Childhood in Sulucan - is about his childhood playmates.

The Man Who Knew My Father - tells about living in the past, as if in returning to the past, life remains hopeful and better. But when the present confronts the past and one discovers how dissimilar they are, he turns quiet and subdued.

End To Laughter - is a violent tale between the poor and rich or to make it more appropriate, between the powerful and the powerless. Its violent end is a theme constantly played by us Filipinos.

The House That I Built - proclaims something informative. Listen: 'As soon as President Quezon made one peso the minimum daily wage of Philippine government employees, I hurried to Clara's house early that evening, riding the old bicycle I used as the town postman, and told her as calmly as I could that we could get married now.'

Imagine how much we changed since Quezon!

There are stories that won't take my eye off the book and stories I could hardly wait to see their endings.

The stories about teachers and students did not affect me that much(Dear Miss Samonte, Theme: Courage), as they all appeared too childish, nothing really worth learning from. But the tale Old Favorites (despite it being about students and a teacer) was sharp in its message.

And then there were tales about ordinary people and tales about tragedies and failed romances adding dimension to this short story collection.

I did not like The Excurtionists at all - about this naked young boy who was at the mercy of city dwelling excurtionists.

The stories I liked the most included The Common Theme, a tale of missing brother who would years later write to inform his family that he was in the Army. The story ending was poignant and sad.

Early Harvest narrates the lives of a townfolk facing the harshness of the war. It symbolizes the resilience of the people, their faith and eternal hope.

The Naked Eye is about the war as well, this time, the townfolk confront a helpless enemy about to die as they reflect on what to do with him.

And then, his final stories are perhaps the best as they reflect the maturity of the writer, as he projects the feelings of so many of us in the diaspora:

The Transfer - is about getting old and not being able to do the things you always thought you could do. In this tale, the old priest was about to face the inevitability of the end and the sorrow and loneliness that accompany that.

And the story that took hold of the book's title - Brother My Brother - is a true diaspora tale, about the Pinoy leaving and returning. Remembering places, people, events, here and there as he confronts painful realities. Perhaps this is what we, the OFW's will always be in the future - in fact, I have to admit I am already one - my mind is always in the center of some unknown forces I could not fully describe and explain. I want to return back to my homeland, full of excitement and plans only to discover the country I am returning to is no longer the same. The ones I expect to greet me are dead and the ones I meet are no longer recognizable. Worse is the discovery that the home I am looking forward to becomes the home I have built in my adopted country.

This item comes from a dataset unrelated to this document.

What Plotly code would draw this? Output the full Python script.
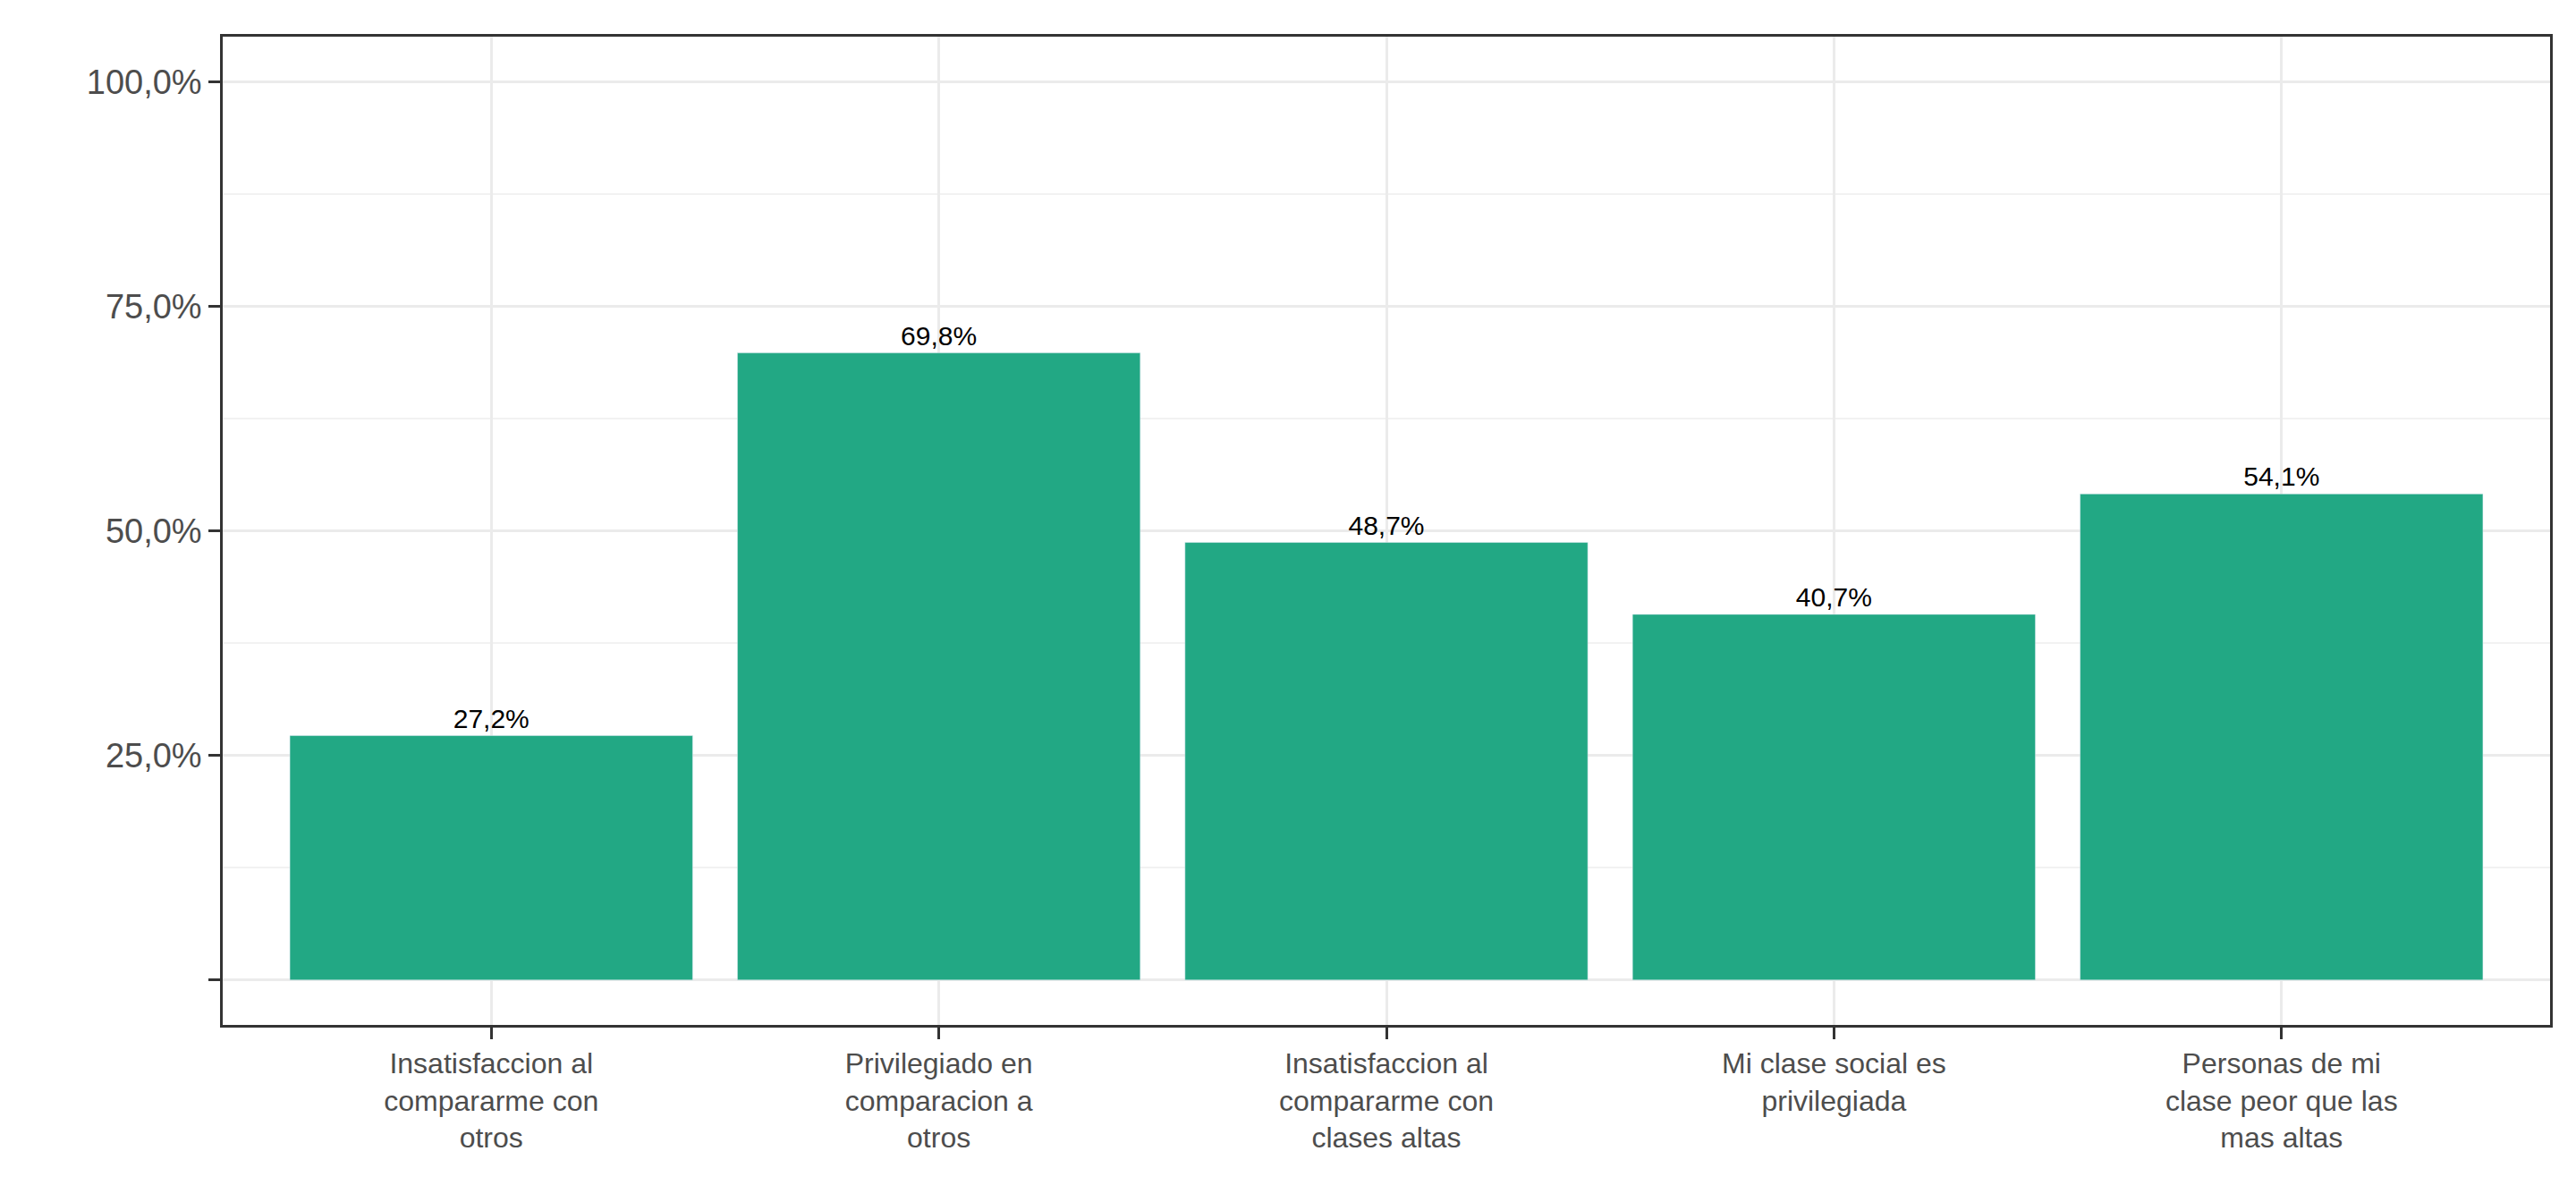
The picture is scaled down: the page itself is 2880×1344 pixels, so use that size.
import plotly.graph_objects as go

categories = [
    "Insatisfaccion al<br>compararme con<br>otros",
    "Privilegiado en<br>comparacion a<br>otros",
    "Insatisfaccion al<br>compararme con<br>clases altas",
    "Mi clase social es<br>privilegiada",
    "Personas de mi<br>clase peor que las<br>mas altas",
]
values = [0.272, 0.698, 0.487, 0.407, 0.541]
labels = ["27,2%", "69,8%", "48,7%", "40,7%", "54,1%"]
y_ticks = [0, 0.25, 0.5, 0.75, 1.0]
y_ticktext = ["", "25,0%", "50,0%", "75,0%", "100,0%"]

fig = go.Figure(go.Bar(
    x=categories, y=values, text=labels, textposition="outside",
    textfont=dict(size=30, color="black"), marker_color="#22A884",
    width=0.9, cliponaxis=False,
))

fig.update_layout(
    width=2880, height=1344, plot_bgcolor="white", paper_bgcolor="white",
    margin=dict(l=241, r=37, t=33, b=206),
    font=dict(family="Liberation Sans, Arial", color="#4D4D4D"),
    showlegend=False, bargap=0.1,
)
fig.update_xaxes(
    showline=True, linecolor="#333333", linewidth=2.5, mirror=True,
    showgrid=True, gridcolor="#EBEBEB", gridwidth=3,
    ticks="outside", ticklen=13, tickwidth=2.5, tickcolor="#333333",
    tickfont=dict(size=32, color="#4D4D4D"), range=[-0.6, 4.6],
)
fig.update_yaxes(
    range=[-0.05, 1.05], tickvals=y_ticks, ticktext=y_ticktext,
    showline=True, linecolor="#333333", linewidth=2.5, mirror=True,
    showgrid=True, gridcolor="#EBEBEB", gridwidth=3, zeroline=False,
    ticks="outside", ticklen=13, tickwidth=2.5, tickcolor="#333333",
    tickfont=dict(size=38, color="#4D4D4D"),
    minor=dict(tickvals=[0.125, 0.375, 0.625, 0.875], showgrid=True,
               gridcolor="#F2F2F2", gridwidth=1.5, ticks=""),
)

fig.write_html("out.html")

I am always saddened by this. I've got great expectations when I first went home - I wanted to build a business, to enjoy my childhood playmates company, spend my days with family, visit relatives, and maybe climb the same guava tree I used to climb as a kid.

None of those remain.

What remained, as I discovered, was just a memory.

And that's why, just like Santos, I write my diaspora tales now, as if in writing them, I make them stay forever, even in the realm of my imagination.

Then, I return to the country that I now call my home, America.